Listen, I get it. You spent years of your life working to get your drug approved and to show that it is a bit better than what is out there now. Maybe even a lot better. This goes for everything, not just cyclosporine in dry eye. Some cranky old man wearing a bow tie and sitting in front of a laptop writes that we do not need your new juice, and you instantly jump up and down wanting to talk about how much better your new thing is. I am really, truly sorry, but that is no longer the point.
My patients cannot afford your drug.
As if that is not quite bad enough, it often takes an hour of staff time to ultimately determine that my patient will not be taking your drug because they cannot afford it. I am sure that you are starting to see why I am cranky. Whether we are talking about an older, well-established drug such as Restasis (cyclosporine ophthalmic emulsion 0.05%, Allergan) or Xiidra (lifitegrast ophthalmic solution 5%, Novartis), a relative newcomer such as Cequa (cyclosporine ophthalmic solution 0.09%, Sun Pharmaceutical) or Eysuvis (loteprednol etabonate ophthalmic suspension 0.25%, Kala Pharmaceuticals), or a wet-behind-the-ears rookie just called up from Triple A (phase 3 for you non-baseball fans) such as Tyrvaya (varenicline solution, Viatris), Miebo (perfluorohexyloctane ophthalmic solution, Bausch + Lomb) or Xdemvy (lotilaner ophthalmic solution 0.25%, Tarsus Pharmaceuticals), the pricing strategy is the same: Bow to the pharmacy benefit manager (PBM) demigods and set an astronomical list price. Why? Well, so that you can give generous alms in the way of a kickba–, er, rebate to the PBM.
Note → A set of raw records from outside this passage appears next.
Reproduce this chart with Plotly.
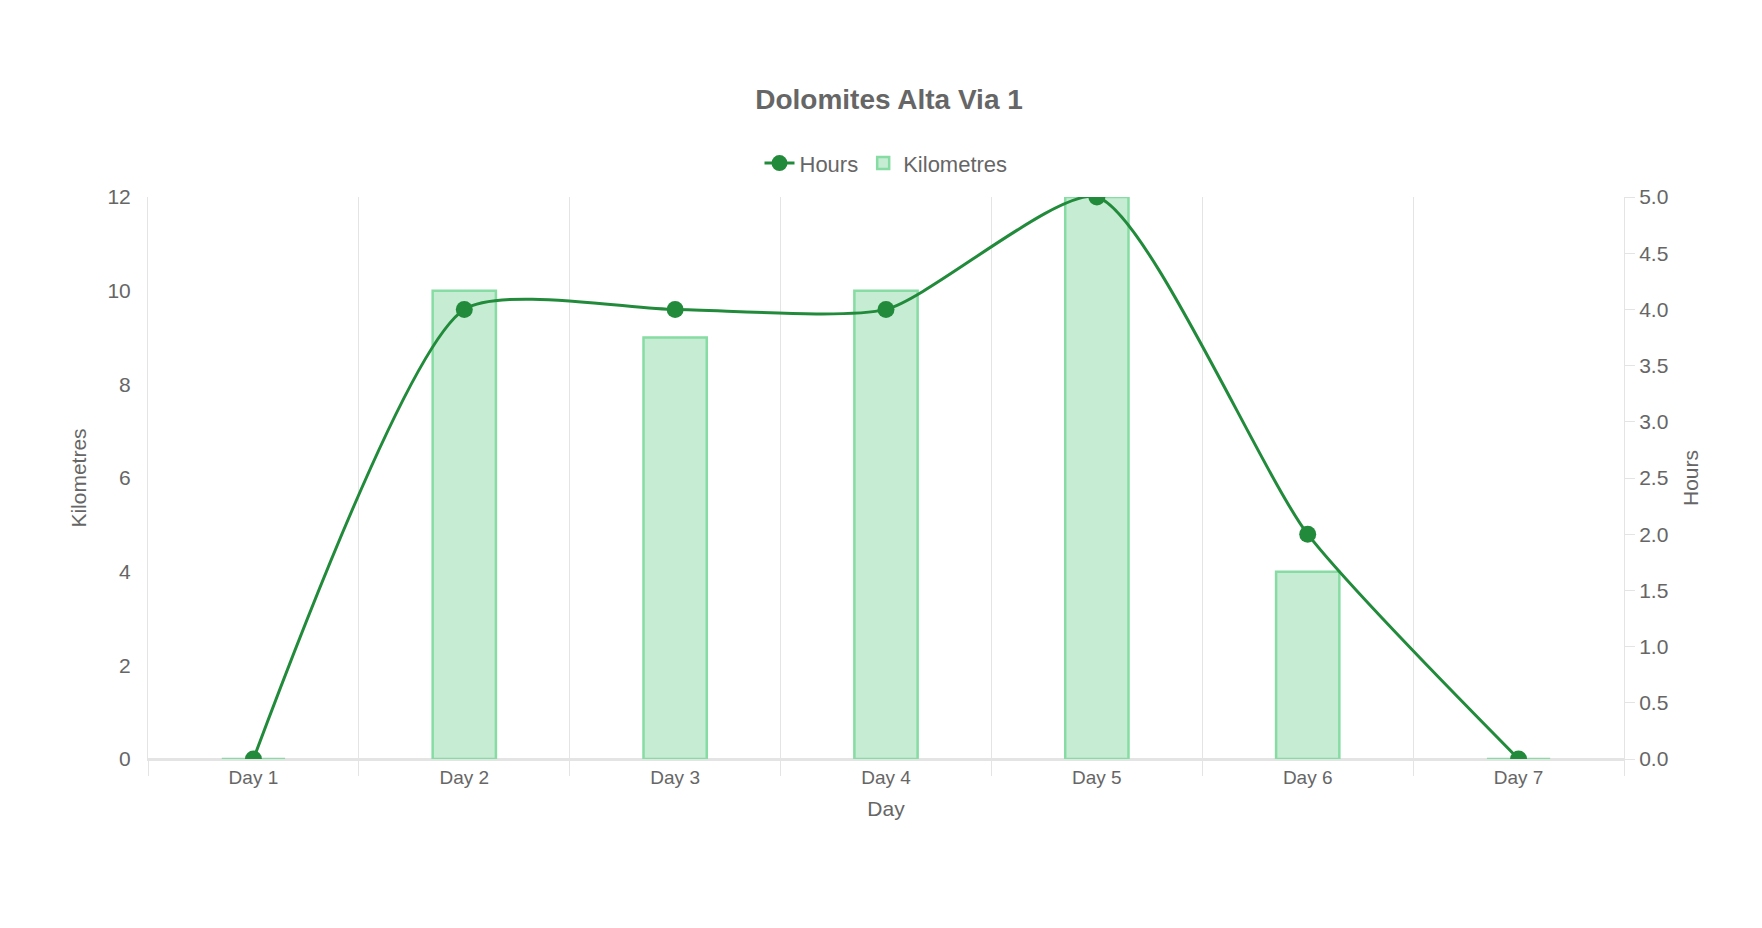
import plotly.graph_objects as go

days = ["Day 1", "Day 2", "Day 3", "Day 4", "Day 5", "Day 6", "Day 7"]
hours = [0, 4, 4, 4, 5, 2, 0]
kilometres = [0, 10, 9, 10, 12, 4, 0]

fig = go.Figure()
fig.add_trace(go.Scatter(x=days, y=hours, name="Hours", yaxis="y2", mode="lines+markers",
                         line=dict(color="#228b3b", width=3, shape="spline", smoothing=0.6),
                         marker=dict(size=17, color="#228b3b")))
fig.add_trace(go.Bar(x=days, y=kilometres, name="Kilometres", width=0.3,
                     marker=dict(color="#c6edd3", line=dict(color="#86dca2", width=2.5))))

font = "Helvetica, Liberation Sans, Arial, sans-serif"
fig.update_layout(
    width=1762, height=928, paper_bgcolor="white", plot_bgcolor="white",
    font=dict(family=font, color="#666", size=19),
    title=dict(text="<b>Dolomites Alta Via 1</b>", x=0.5, xanchor="center", y=0.902, yanchor="middle",
               font=dict(size=28, color="#666")),
    margin=dict(l=140, r=146, t=189, b=177),
    legend=dict(orientation="h", x=0.5, xanchor="center", y=1.06, yanchor="middle",
                font=dict(size=22, color="#666"), traceorder="normal"),
    bargap=0.7,
    xaxis=dict(title=dict(text="Day", font=dict(size=21)), tickson="boundaries", showgrid=True,
               gridcolor="#e4e4e4", ticks="outside", ticklen=15, tickcolor="#e4e4e4",
               showline=True, linecolor="#e4e4e4", linewidth=1.5, tickfont=dict(size=19)),
    yaxis=dict(title=dict(text="Kilometres", font=dict(size=21)), range=[0, 12], dtick=2,
               showgrid=False, showline=True, linecolor="#e4e4e4", ticks="outside",
               ticklen=12, tickcolor="white", zeroline=True, zerolinecolor="#e4e4e4",
               tickfont=dict(size=21)),
    yaxis2=dict(title=dict(text="Hours", font=dict(size=21)), overlaying="y", side="right",
                range=[0, 5], dtick=0.5, showgrid=False, showline=True, linecolor="#e4e4e4",
                ticks="outside", ticklen=10, tickcolor="#e4e4e4", tickformat=".1f",
                tickfont=dict(size=21), zeroline=False),
)
fig.update_yaxes(title_standoff=15)
fig.write_html("out.html")
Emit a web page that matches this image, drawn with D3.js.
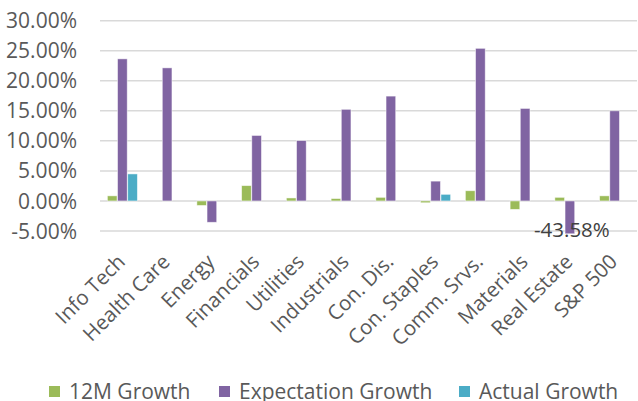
<!DOCTYPE html>
<html><head><meta charset="utf-8">
<script src="https://cdn.jsdelivr.net/npm/d3@7"></script>
<style>body{margin:0;background:#fff}svg{display:block}text{font-family:"Open Sans",sans-serif}</style>
</head><body><svg id="c" width="638" height="401"></svg>
<script>
const categories = ["Info Tech","Health Care","Energy","Financials","Utilities","Industrials","Con. Dis.","Con. Staples","Comm. Srvs.","Materials","Real Estate","S&P 500"];
const growth12M   = [0.85, 0, -0.75, 2.55, 0.5, 0.4, 0.6, -0.3, 1.7, -1.4, 0.6, 0.85];
const expectation = [23.65, 22.15, -3.55, 10.9, 10.05, 15.25, 17.45, 3.3, 25.4, 15.4, -43.58, 15.0];
const actual      = [4.5, null, null, null, null, null, null, 1.1, null, null, null, null];
const yTicks = [-5, 0, 5, 10, 15, 20, 25, 30];
const seriesNames = ["12M Growth","Expectation Growth","Actual Growth"];
const colors = ["#9BBB59","#8064A2","#4BACC6"];
const series = [growth12M, expectation, actual];
const pct = v => d3.format(".2f")(v).replace("\u2212","-") + "%";

const svg = d3.select("#c");
const x = d3.scaleBand().domain(categories).range([100, 637]);
const y = d3.scaleLinear().domain([-5, 30]).range([231, 20.7]);
const sub = d3.scaleBand().domain(d3.range(3)).range([-15, 15]).paddingInner(0.05);

svg.append("defs").append("clipPath").attr("id","clip")
  .append("rect").attr("x",100).attr("y",0).attr("width",537).attr("height",y(-5)+2.5);

// gridlines
svg.append("g").selectAll("line").data(yTicks).join("line")
  .attr("x1",100).attr("x2",637).attr("y1",d=>y(d)).attr("y2",d=>y(d))
  .attr("stroke","#D9D9D9").attr("stroke-width",1.5);

// y axis labels
svg.append("g").selectAll("text").data(yTicks).join("text")
  .attr("x",77).attr("y",d=>y(d)).attr("dy","0.36em").attr("text-anchor","end")
  .attr("font-size",21).attr("fill","#595959")
  .text(d=>pct(d));

// bars
const g = svg.append("g").attr("clip-path","url(#clip)");
series.forEach((vals,si)=>{
  g.append("g").selectAll("rect").data(categories.map((c,i)=>({c,v:vals[i]})).filter(d=>d.v!==null && d.v!==0))
    .join("rect")
    .attr("x",d=>x(d.c)+x.bandwidth()/2+sub(si))
    .attr("width",sub.bandwidth())
    .attr("y",d=>y(Math.max(0,d.v)))
    .attr("height",d=>Math.abs(y(d.v)-y(0)))
    .attr("fill",colors[si]).attr("stroke","#fff").attr("stroke-opacity",0.6).attr("stroke-width",0.8);
});

// data label
svg.append("text").attr("x",x("Real Estate")+x.bandwidth()/2+2).attr("y",236.5)
  .attr("text-anchor","middle").attr("font-size",20.5).attr("fill","#404040").text(pct(expectation[10]));

// x labels
svg.append("g").selectAll("text").data(categories).join("text")
  .attr("transform",d=>`translate(${x(d)+x.bandwidth()/2+4},263) rotate(-45)`)
  .attr("text-anchor","end").attr("font-size",20.5).attr("fill","#595959").text(d=>d);

// legend
const legX = [69, 239, 479];
const lg = svg.append("g");
seriesNames.forEach((n,i)=>{
  lg.append("rect").attr("x",legX[i]-20).attr("y",386).attr("width",11).attr("height",11).attr("fill",colors[i]);
  lg.append("text").attr("x",legX[i]).attr("y",399).attr("font-size",21).attr("fill","#595959").text(n);
});
</script></body></html>
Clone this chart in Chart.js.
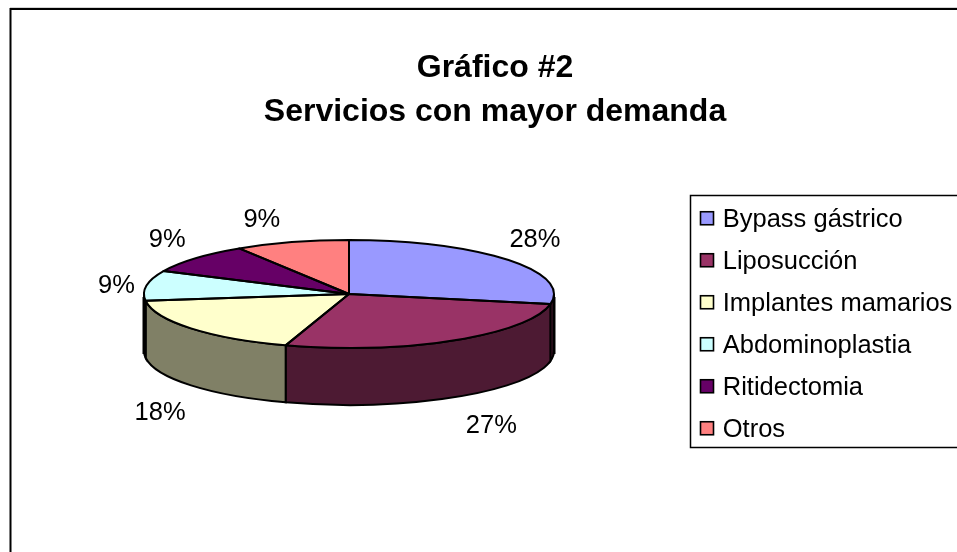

So, Dr. Crankypants, why should you care about a price that is going to be drastically cut anyway? Here is the rub: The price is cut for the PBM and not for the patient. Our patients all have their copays calculated as a percentage of the original list price. Yes, you read that right; the copay is not a percentage of the discounted, rebate-applied price — it is a percentage of the egregious list price.
To be fair, there are a number of commercial (read: non-Medicare) insurance plans that are fairly reasonable with coverage of dry eye medications if you, the doctor, are comfortable with moving between options in a given category (eg, immunomodulators or steroids). Interestingly, this often goes for newer medicines as well. But (and here comes Dr. Walter Crankypants again) if coverage is skinny, then you, your staff and your patient are now dependent on the mercy of the drugmaker and usually also the competence of the specialty pharmacy through which your prescription will need to be processed.
Let me say for the record that my staff and I truly appreciate the efforts made by drugmakers to try to find a way around this jungle. Coupons, cash-pay workarounds, “free” medicine while the prior authorization is being adjudicated, and the now ubiquitous use of specialty pharmacies are nice efforts. What makes me a bit cranky about all this is that it creates lots of confusion for our patients (“Why can’t I just go to Costco like I do with everything else?”) and a ton more work for our staff (explaining why you cannot go to Costco to get your dry eye medicine), especially if the specialty pharmacy experience has a hiccup (“I know your real price is $89; I have no idea why they told you the price is $685.”). Here is the bottom line, though: I am a dry eye disease doctor. My staff and I are committed to helping our patients get the care they need. If we are struggling with all of this, everyone else is either really suffering or just giving up.
Dry eye patients are already thoroughly fed up. Ya gotta wonder how long it is before all the Walter B. Crankypants, MDs, out here feel the same way.